- [Goal] Leaving the pictures out, print the lines from the first line of the listing through the line containing "14.32, 14.68, 15.09]", exactly as they read, and no others.

--------------------------------------------------

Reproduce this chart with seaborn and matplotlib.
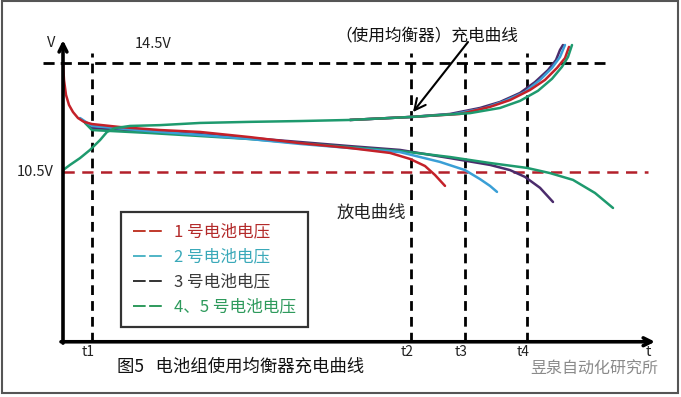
import numpy as np
import pandas as pd
import matplotlib
matplotlib.use("Agg")
import matplotlib.pyplot as plt
import seaborn as sns
from matplotlib.lines import Line2D
from matplotlib.patches import Rectangle

sns.set_theme(style="white")
plt.rcParams['font.family'] = ['Noto Sans CJK SC', 'DejaVu Sans']

# ---------------- data (time in arbitrary units, voltage in V) ----------------
# discharge curves
red_dis_t = [0, 0.1, 0.3, 0.6, 1.0, 1.5, 2.1, 2.9, 5.7, 9.7, 13.7, 18.7, 23.7, 28.7, 32.7, 34.7, 36.2, 37.2, 38.2]
red_dis_v = [14.5, 13.88, 13.33, 12.96, 12.70, 12.48, 12.34, 12.26, 12.15, 12.04, 11.97, 11.78, 11.56, 11.38, 11.20, 10.98, 10.72, 10.39, 9.99]

blue_dis_t = [1.7, 2.9, 8.7, 13.7, 18.7, 23.7, 28.7, 33.7, 37.7, 40.2, 41.7, 42.7, 43.4]
blue_dis_v = [12.48, 12.19, 12.00, 11.86, 11.71, 11.53, 11.38, 11.23, 10.87, 10.57, 10.24, 9.99, 9.77]

purple_dis_t = [1.9, 2.9, 8.7, 13.7, 18.7, 23.7, 28.7, 33.7, 38.7, 42.7, 44.7, 46.2, 47.7, 49.0]
purple_dis_v = [12.41, 12.11, 12.00, 11.89, 11.75, 11.60, 11.45, 11.31, 11.01, 10.76, 10.57, 10.32, 9.92, 9.40]

green_dis_t = [2.2, 2.9, 8.7, 13.7, 18.7, 23.7, 28.7, 33.7, 38.7, 42.7, 46.4, 48.7, 51.0, 53.2, 55.0]
green_dis_v = [12.30, 12.04, 11.93, 11.82, 11.71, 11.56, 11.41, 11.27, 11.05, 10.83, 10.65, 10.46, 10.21, 9.73, 9.18]

# charge curves (with balancer)
purple_chg_t = [28.7, 34.8, 38.7, 41.7, 43.7, 45.7, 47.2, 48.5, 49.3, 49.7, 50.0]
purple_chg_v = [12.41, 12.52, 12.63, 12.85, 13.07, 13.40, 13.80, 14.24, 14.61, 14.98, 15.16]

blue_chg_t = [28.7, 34.8, 39.2, 42.2, 44.2, 46.2, 47.7, 48.9, 49.7, 50.2]
blue_chg_v = [12.41, 12.52, 12.63, 12.85, 13.11, 13.44, 13.88, 14.32, 14.72, 15.16]

red_chg_t = [28.7, 34.8, 39.7, 42.7, 44.7, 46.7, 48.2, 49.4, 50.2, 50.6]
red_chg_v = [12.41, 12.52, 12.63, 12.89, 13.14, 13.51, 13.88, 14.32, 14.68, 15.09]

green_chg_t = [0, 0.7, 1.7, 2.7, 3.7, 4.4, 5.2, 6.7, 9.7, 13.7, 18.7, 23.7, 28.7, 34.8, 40.7, 43.7, 45.7, 47.5, 48.9, 49.9, 50.5, 50.9]
green_chg_v = [10.57, 10.76, 11.01, 11.31, 11.67, 11.97, 12.11, 12.19, 12.22, 12.30, 12.34, 12.37, 12.41, 12.52, 12.66, 12.85, 13.11, 13.48, 13.92, 14.36, 14.72, 15.16]

# reference marks
t_marks = [2.9, 34.8, 40.2, 46.4]
t_labels = ["t1", "t2", "t3", "t4"]
v_high, v_low = 14.5, 10.5
v_high_label, v_low_label = "14.5V", "10.5V"

legend_labels = ["1 号电池电压", "2 号电池电压", "3 号电池电压", "4、5 号电池电压"]
title_text = "（使用均衡器）充电曲线"
discharge_text = "放电曲线"
caption_text = "图5   电池组使用均衡器充电曲线"
watermark_text = "昱泉自动化研究所"

# ---------------- styling ----------------
C_RED = "#c42129"
C_BLUE = "#3a9fd6"
C_PURPLE = "#4b2c6c"
C_GREEN = "#1e9a6e"

W, H = 681, 397
def P(x, y):
    return (x / W, 1 - y / H)

fig = plt.figure(figsize=(W / 100, H / 100), dpi=100)
fig.patch.set_facecolor("white")
ax = fig.add_axes([0, 0, 1, 1])
ax.set_xlim(-6.3, 61.8)
ax.set_ylim(2.243, 16.812)
ax.axis("off")

V_AX = 4.27   # voltage at the drawn time axis
V_TOP = 14.87

# reference dashed lines
ax.plot([-2.0, 54.2], [v_high, v_high], color="black", lw=2.0, dashes=(4, 2.2), zorder=1)
ax.plot([0, 58.5], [v_low, v_low], color="#b3202a", lw=1.8, dashes=(4.5, 3), zorder=1)
for tm in t_marks:
    ax.plot([tm, tm], [V_AX, V_TOP], color="black", lw=2.0, dashes=(3.5, 2.2), zorder=1)

# curves
kw = dict(sort=False, estimator=None, ax=ax, legend=False, lw=1.8)
sns.lineplot(x=purple_dis_t, y=purple_dis_v, color=C_PURPLE, **kw)
sns.lineplot(x=green_dis_t, y=green_dis_v, color=C_GREEN, **kw)
sns.lineplot(x=blue_dis_t, y=blue_dis_v, color=C_BLUE, **kw)
sns.lineplot(x=red_dis_t, y=red_dis_v, color=C_RED, **kw)
sns.lineplot(x=purple_chg_t, y=purple_chg_v, color=C_PURPLE, **kw)
sns.lineplot(x=blue_chg_t, y=blue_chg_v, color=C_BLUE, **kw)
sns.lineplot(x=red_chg_t, y=red_chg_v, color=C_RED, **kw)
sns.lineplot(x=green_chg_t, y=green_chg_v, color=C_GREEN, **kw)

# axes arrows
ax.annotate("", xy=(0, 15.34), xytext=(0, V_AX - 0.05),
            arrowprops=dict(arrowstyle="->", lw=2.6, color="black", mutation_scale=14,
                            shrinkA=0, shrinkB=0))
ax.annotate("", xy=(59.2, V_AX), xytext=(-0.2, V_AX),
            arrowprops=dict(arrowstyle="->", lw=2.6, color="black", mutation_scale=14,
                            shrinkA=0, shrinkB=0))

# pointer to charge curve
ax.annotate("", xy=(35.0, 12.70), xytext=(40.5, 15.27),
            arrowprops=dict(arrowstyle="->", lw=1.5, color="black", mutation_scale=20,
                            shrinkA=0, shrinkB=0))

# texts
fig.text(*P(51, 43), "V", fontsize=10.5, ha="center", va="center", color="#222")
fig.text(*P(153, 44), v_high_label, fontsize=10.5, ha="center", va="center", color="#222")
fig.text(*P(54, 172), v_low_label, fontsize=10.5, ha="right", va="center", color="#222")
fig.text(*P(427, 36), title_text, fontsize=12, ha="center", va="center", color="#111")
fig.text(*P(371, 213), discharge_text, fontsize=12.5, ha="center", va="center", color="#222")
for tm, lab in zip(t_marks, t_labels):
    fig.text(tm * 10 / W + 63 / W - 4 / W, 1 - 352 / H, lab, fontsize=10,
             ha="center", va="center", color="#222")
fig.text(*P(648, 352), "t", fontsize=10.5, ha="center", va="center", color="#222")
fig.text(*P(117, 367), caption_text, fontsize=12.5, ha="left", va="center", color="#111")
fig.text(*P(530, 369), watermark_text, fontsize=11.5, ha="left", va="center", color="#8a8a8a")

# legend
handles = [Line2D([], [], color=c, lw=1.4, dashes=(6.5, 1.8))
           for c in ["#c0392b", "#4fb4c6", "#333333", "#2e9a5c"]]
leg = ax.legend(handles, legend_labels, loc="upper left", bbox_to_anchor=P(121, 212),
                bbox_transform=fig.transFigure, frameon=True, fancybox=False,
                edgecolor="black", fontsize=12, handlelength=1.8, handletextpad=0.7,
                labelspacing=0.48, borderpad=0.7, borderaxespad=0)
leg.get_frame().set_linewidth(1.6)
for txt, c in zip(leg.get_texts(), ["#b32a2a", "#3aa9b9", "#3a3a3a", "#2e9a5c"]):
    txt.set_color(c)

# outer frame of the picture
fig.patches.append(Rectangle(P(2, 393), 676 / W, 392 / H, transform=fig.transFigure,
                             fill=False, edgecolor="#555555", lw=1.5))

fig.savefig("out.png", dpi=100, facecolor="white")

--------------------------------------------------

- [Solution to this exercise]
Reproduce this chart with seaborn and matplotlib.
import numpy as np
import pandas as pd
import matplotlib
matplotlib.use("Agg")
import matplotlib.pyplot as plt
import seaborn as sns
from matplotlib.lines import Line2D
from matplotlib.patches import Rectangle

sns.set_theme(style="white")
plt.rcParams['font.family'] = ['Noto Sans CJK SC', 'DejaVu Sans']

# ---------------- data (time in arbitrary units, voltage in V) ----------------
# discharge curves
red_dis_t = [0, 0.1, 0.3, 0.6, 1.0, 1.5, 2.1, 2.9, 5.7, 9.7, 13.7, 18.7, 23.7, 28.7, 32.7, 34.7, 36.2, 37.2, 38.2]
red_dis_v = [14.5, 13.88, 13.33, 12.96, 12.70, 12.48, 12.34, 12.26, 12.15, 12.04, 11.97, 11.78, 11.56, 11.38, 11.20, 10.98, 10.72, 10.39, 9.99]

blue_dis_t = [1.7, 2.9, 8.7, 13.7, 18.7, 23.7, 28.7, 33.7, 37.7, 40.2, 41.7, 42.7, 43.4]
blue_dis_v = [12.48, 12.19, 12.00, 11.86, 11.71, 11.53, 11.38, 11.23, 10.87, 10.57, 10.24, 9.99, 9.77]

purple_dis_t = [1.9, 2.9, 8.7, 13.7, 18.7, 23.7, 28.7, 33.7, 38.7, 42.7, 44.7, 46.2, 47.7, 49.0]
purple_dis_v = [12.41, 12.11, 12.00, 11.89, 11.75, 11.60, 11.45, 11.31, 11.01, 10.76, 10.57, 10.32, 9.92, 9.40]

green_dis_t = [2.2, 2.9, 8.7, 13.7, 18.7, 23.7, 28.7, 33.7, 38.7, 42.7, 46.4, 48.7, 51.0, 53.2, 55.0]
green_dis_v = [12.30, 12.04, 11.93, 11.82, 11.71, 11.56, 11.41, 11.27, 11.05, 10.83, 10.65, 10.46, 10.21, 9.73, 9.18]

# charge curves (with balancer)
purple_chg_t = [28.7, 34.8, 38.7, 41.7, 43.7, 45.7, 47.2, 48.5, 49.3, 49.7, 50.0]
purple_chg_v = [12.41, 12.52, 12.63, 12.85, 13.07, 13.40, 13.80, 14.24, 14.61, 14.98, 15.16]

blue_chg_t = [28.7, 34.8, 39.2, 42.2, 44.2, 46.2, 47.7, 48.9, 49.7, 50.2]
blue_chg_v = [12.41, 12.52, 12.63, 12.85, 13.11, 13.44, 13.88, 14.32, 14.72, 15.16]

red_chg_t = [28.7, 34.8, 39.7, 42.7, 44.7, 46.7, 48.2, 49.4, 50.2, 50.6]
red_chg_v = [12.41, 12.52, 12.63, 12.89, 13.14, 13.51, 13.88, 14.32, 14.68, 15.09]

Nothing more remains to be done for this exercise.